柄谷行人さんの「日本の近代文学の起源」という本を読み進めて
いるのですが、
フロイトの説においてもっとも重要なのは「内部」が存在し始める
のは、「抽象的思考言語がつくりあげてはじめて」可能だといって
いることがある。われわれの文脈において、「抽象的思考言語」とは
なにか。おそらく「言文一致」がそれだといってもよい。(風景の
発見より)
と述べています。いまいちピンとこないし、「言」=「話し言葉」「文」=「書き言葉」だと思うのですが、どうもあのころの
時代状況に疎くて話についていけません。
柄谷さんの言っていることに・・賛成できないような・・
そこらへんについて詳しく分かる方教えてください。
よろしくお願いします。
No.1ベストアンサー
- 回答日時:
論旨を見失っておられる印象を受けます。
この箇所はそういうことを言っているのではありません。
この章の趣旨は、わたしたちがごく自明のものとして受け入れている「風景」というのは、明治二十年代に「発見」されたものに過ぎない。けれども「風景」という観念は、普遍的なものとして受け入れられ、その歴史性が覆い隠されるところに成立している。したがって「風景」になれてしまっているわたしたちには、その意味を知ることができない。だからこそ、その同時代を生きた人びとによって、明治二十年代の日本において「風景」がどのように「発見」されたかを見ていこうとするものです。
「風景」という観念の成立は、その時代を生きた者にとってはどのように意識されるか。
「漱石はちょうどこの過渡期に生きたといってよい。むろんそれを過渡期とよぶのは歴史主義的な見方にすぎない。実際は、彼は、英文学を選択したあとで、彼自身において認識の布置が根本的に変わってしまったことに気づいたのだ。……つまり、「風景の発見」は、過去から今日にいたる線的な歴史において在るのではなく、あるねじれた、転倒した時間性においてある。」(講談社文芸文庫版ではp.21)
この文章の根底にはフーコーの『言葉と物』があります。
わたしたちはある時代を境に、ものの見方がまったく変わってしまう。そうして、その変わっているあいだはそのことに気がつかず、変わってしまってから、いつのまにか前のような考え方をしなくなっている。変化に気がつくのは、そうした「転倒した時間性」においてなのです。
それまで人びとは、山や川や海を見ても「風景」として認識していたわけではない。
「風景」という観念が生まれたから、山や川や海が「風景」として認識されるようになった。そればかりではない。

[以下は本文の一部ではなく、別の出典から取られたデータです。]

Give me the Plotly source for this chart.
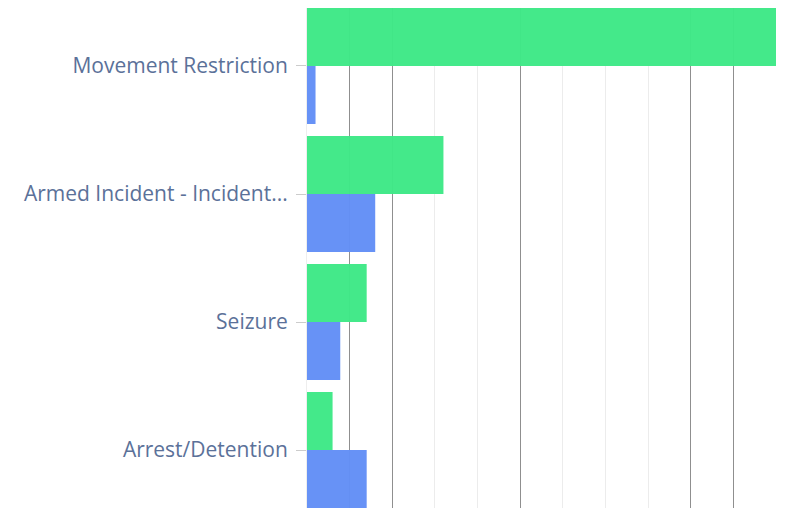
import plotly.graph_objects as go

categories = ["Movement Restriction", "Armed Incident - Incident...", "Seizure", "Arrest/Detention"]
series_green = [110, 32, 14, 6]
series_blue = [2, 16, 7.8, 14]
green_name = "Series A"
blue_name = "Series B"

fig = go.Figure()
fig.add_trace(go.Bar(y=categories, x=series_green, orientation="h", name=green_name,
                     marker=dict(color="#3ee886", opacity=0.97, line=dict(width=0))))
fig.add_trace(go.Bar(y=categories, x=series_blue, orientation="h", name=blue_name,
                     marker=dict(color="#628ef6", opacity=0.97, line=dict(width=0))))
# overlay trace to activate the second x axis (dark gridlines)
fig.add_trace(go.Bar(y=categories, x=[0, 0, 0, 0], orientation="h", xaxis="x2",
                     showlegend=False, hoverinfo="skip", marker=dict(opacity=0)))

fig.update_layout(
    width=790, height=509,
    margin=dict(l=299, r=22, t=0, b=9),
    barmode="group", bargap=0.094, bargroupgap=0,
    showlegend=False,
    plot_bgcolor="white", paper_bgcolor="white",
    font=dict(family="Open Sans", size=21, color="#5b7199"),
    xaxis=dict(range=[0, 110], dtick=10, showticklabels=False, showgrid=True,
               gridcolor="#ececec", gridwidth=1, zeroline=False, showline=False),
    xaxis2=dict(range=[0, 110], overlaying="x", side="bottom", tickvals=[10, 20, 50, 90, 100, 110],
                showticklabels=False, showgrid=True, gridcolor="#8f8f8f", gridwidth=1,
                zeroline=False, showline=False),
    yaxis=dict(categoryorder="array", categoryarray=categories, range=[3.453, -0.453],
               ticks="outside", ticklen=10, tickcolor="#cccccc", ticklabelstandoff=4,
               showline=True, linecolor="#eeeeee", showgrid=False, zeroline=False,
               automargin=False),
)
fig.write_html("out.html")
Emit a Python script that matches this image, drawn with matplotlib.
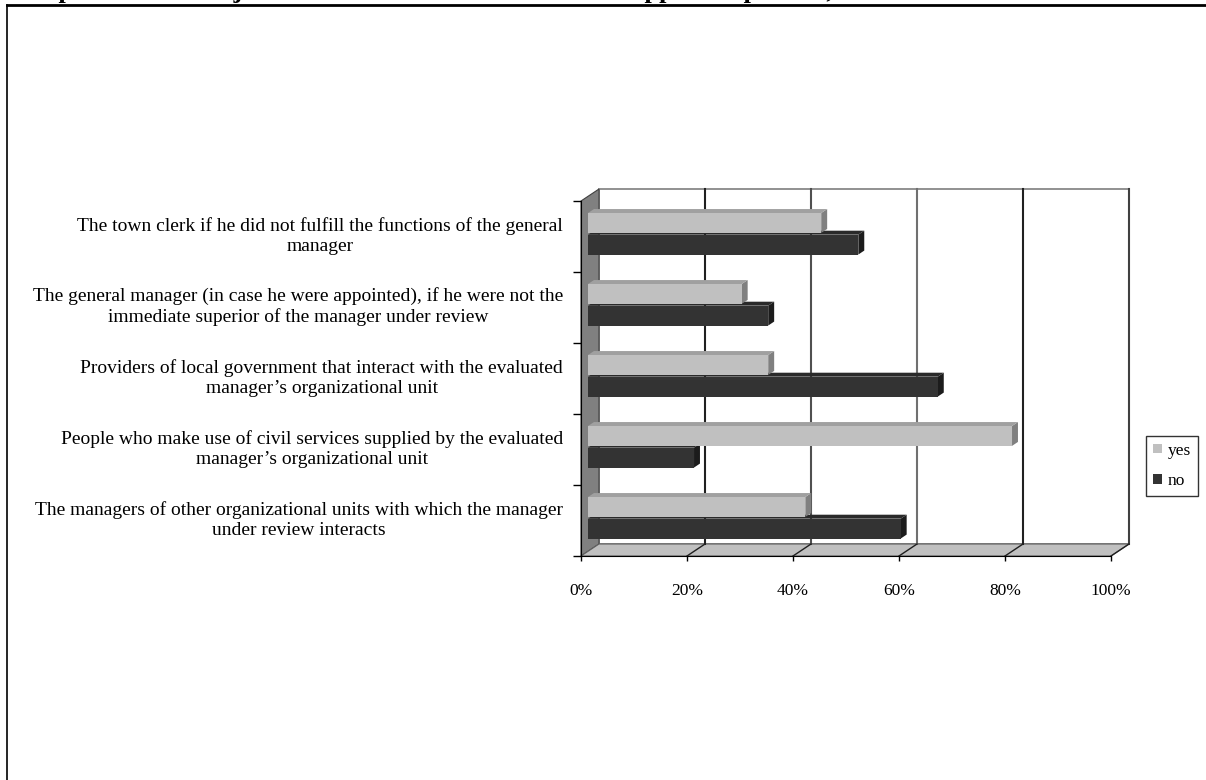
import matplotlib
matplotlib.use('Agg')
import matplotlib.pyplot as plt
from matplotlib.patches import Polygon
from matplotlib.lines import Line2D

# ---- data (top to bottom as shown) ----
categories = [
    "The town clerk if he did not fulfill the functions of the general\nmanager",
    "The general manager (in case he were appointed), if he were not the\nimmediate superior of the manager under review",
    "Providers of local government that interact with the evaluated\nmanager\u2019s organizational unit",
    "People who make use of civil services supplied by the evaluated\nmanager\u2019s organizational unit",
    "The managers of other organizational units with which the manager\nunder review interacts",
]
yes_values = [44, 29, 34, 80, 41]
no_values = [51, 34, 66, 20, 59]
series_names = ["yes", "no"]
x_ticks = [0, 20, 40, 60, 80, 100]
x_tick_labels = ["0%", "20%", "40%", "60%", "80%", "100%"]
title_text = "Proposal of the subjects who should be involved in the appraisal process, in %"

plt.rcParams['font.family'] = ['Liberation Serif', 'DejaVu Serif']

W, H = 1206, 780
fig = plt.figure(figsize=(W / 100, H / 100), dpi=100)
ax = fig.add_axes([581 / W, 224 / H, 530 / W, 355 / H])
ax.set_xlim(0, 100)
ax.set_ylim(0, 5)

# depth projection (pixels per full depth -> data units)
KX = 18 * 100 / 530
KY = 12 * 5 / 355


def P(x, y, d):
    return (x + d * KX, y + d * KY)


def poly(pts, fc, ec='none', lw=0.0, z=1):
    ax.add_patch(Polygon(pts, closed=True, facecolor=fc, edgecolor=ec,
                         linewidth=lw, zorder=z, clip_on=False))


def line(p1, p2, color='black', lw=1.0, z=2):
    ax.add_line(Line2D([p1[0], p2[0]], [p1[1], p2[1]], color=color,
                       linewidth=lw, zorder=z, clip_on=False))


xmax = x_ticks[-1]
ntop = len(categories)

# back wall
poly([P(0, 0, 1), P(xmax, 0, 1), P(xmax, ntop, 1), P(0, ntop, 1)], 'white', '#909090', 1.4, 0.5)
# left wall
poly([P(0, 0, 0), P(0, 0, 1), P(0, ntop, 1), P(0, ntop, 0)], '#808080', '#404040', 0.8, 0.6)
# floor
poly([P(0, 0, 0), P(xmax, 0, 0), P(xmax, 0, 1), P(0, 0, 1)], '#C0C0C0', '#606060', 0.8, 0.6)

# gridlines on back wall and floor
grid_cols = ['#202020', '#505050', '#707070', '#202020', '#404040']
for xt, gc in zip(x_ticks[1:], grid_cols):
    line(P(xt, 0, 1), P(xt, ntop, 1), gc, 1.5, 0.8)
    line(P(xt, 0, 0), P(xt, 0, 1), '#202020', 1.0, 0.8)

# bars
DF, DB = 0.39, 0.72
h = 0.28
yes_col = ('#C0C0C0', '#A0A0A0', '#808080')
no_col = ('#333333', '#2A2A2A', '#1C1C1C')

n = len(categories)
handles = {}
z = 2
for r in range(n):  # r = 0 bottom row
    idx = n - 1 - r
    for name, vals, cols, off in (("no", no_values, no_col, 0.32),
                                  ("yes", yes_values, yes_col, 0.625)):
        v = vals[idx]
        c = r + off
        y0, y1 = c - h / 2, c + h / 2
        # side face
        poly([P(v, y0, DF), P(v, y1, DF), P(v, y1, DB), P(v, y0, DB)], cols[2], z=z)
        # top face
        poly([P(0, y1, DF), P(v, y1, DF), P(v, y1, DB), P(0, y1, DB)], cols[1], z=z)
        # front face
        b = ax.barh(c + DF * KY, v, height=h, left=DF * KX, color=cols[0],
                    zorder=z + 0.1, label=name, clip_on=False)
        handles[name] = b
        z += 0.2

# axes styling
for s in ['top', 'right']:
    ax.spines[s].set_visible(False)
ax.spines['left'].set_color('black')
ax.spines['bottom'].set_color('black')
ax.spines['left'].set_zorder(5)
ax.spines['bottom'].set_zorder(5)
ax.patch.set_visible(False)

ax.set_xticks(x_ticks)
ax.set_xticklabels(x_tick_labels, fontsize=12.5)
ax.tick_params(axis='x', length=3.5, width=1, pad=16, color='black')

ax.set_yticks(range(n + 1))
ax.set_yticklabels([])
ax.tick_params(axis='y', which='major', length=6, width=1)
ax.set_yticks([r + 0.56 for r in range(n)], minor=True)
ax.set_yticklabels(categories[::-1], minor=True, fontsize=14)
ax.tick_params(axis='y', which='minor', length=0, pad=13)
for t in ax.get_yticklabels(minor=True):
    t.set_multialignment('center')
    t.set_linespacing(1.22)

# legend
leg = fig.legend([handles['yes'], handles['no']], series_names, loc='center',
                 bbox_to_anchor=(1172 / W, 1 - 466 / H), fontsize=12.5,
                 frameon=True, fancybox=False, handlelength=0.5, handleheight=0.5,
                 handletextpad=0.3, labelspacing=0.85, borderpad=0.4,
                 borderaxespad=0)
leg.get_frame().set_edgecolor('black')
leg.get_frame().set_linewidth(1.0)

# page frame and clipped title
fig.add_artist(Line2D([7 / W, 1], [1 - 5 / H, 1 - 5 / H], transform=fig.transFigure,
                      color='black', linewidth=2))
fig.add_artist(Line2D([7 / W, 7 / W], [0, 1 - 5 / H], transform=fig.transFigure,
                      color='black', linewidth=1.2))
fig.text(18 / W, 1 + 2 / H, title_text, fontsize=19, fontweight='bold', va='baseline', ha='left')

fig.savefig('out.png', dpi=100)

主観や客観という考え方が可能になったのも、「風景」という「場」があったからです。
そうして、西洋が近代という何世紀もかけて成熟していった観念が、日本ではある一定の期間に集中的にあらわれた。そのために日本ではこの問題をより凝縮したかたちで見ることができる。それに立ち会ったのが漱石であり、独歩であり、あるいは鴎外であり、二葉亭だったわけです。
さて、ここからがご質問の箇所です。
論理の流れを書いていきますから、これを目安にしてもういちど読んでいってください。
近代文学のなかでよく言われる「近代的自己」、これはただ頭のなかで成立するものか。自己が自己として存在しはじめるには、べつの条件が必要である。
↓
フロイトは「意識」をはじめからあるのではなく「内面化」による派生物としてみる視点をとっている。
↓
「内部」(と同時に「外部」)が存在しはじめるのは、「抽象的思考言語がつくりあげられてはじめて」可能である。
そうして、この「抽象的思考言語」、つまり、「自己」であるとか、たとえば「社会」であるとか「人間」であるとか、「風景」であるとかの、抽象的な思考を支えることのできる言語が言文一致体だった、ということを言っているのです。
言文一致体というのは、単に文章表記上のものではなく、その創出によって、当時の日本人は抽象的な思考が可能になり、「風景」を見いだし、そこから自分の「内面」を発見した、という脈絡です。
> 「言」=「話し言葉」「文」=「書き言葉」だと思うのですが、
ということではありません(「言文一致体」の語句的理解としても誤っています)。
この回答をお読みになっても、おそらくおわかりにはならないだろうと思うのですが、多少の整理の助けになれば、と思って回答しました。
大変分かりやすい説明ありがとうございます。
文学に関しては、まだまだ初心者なもので・・(涙)
再度読み直し、整理してみたいと思います。
本当にありがとうございました。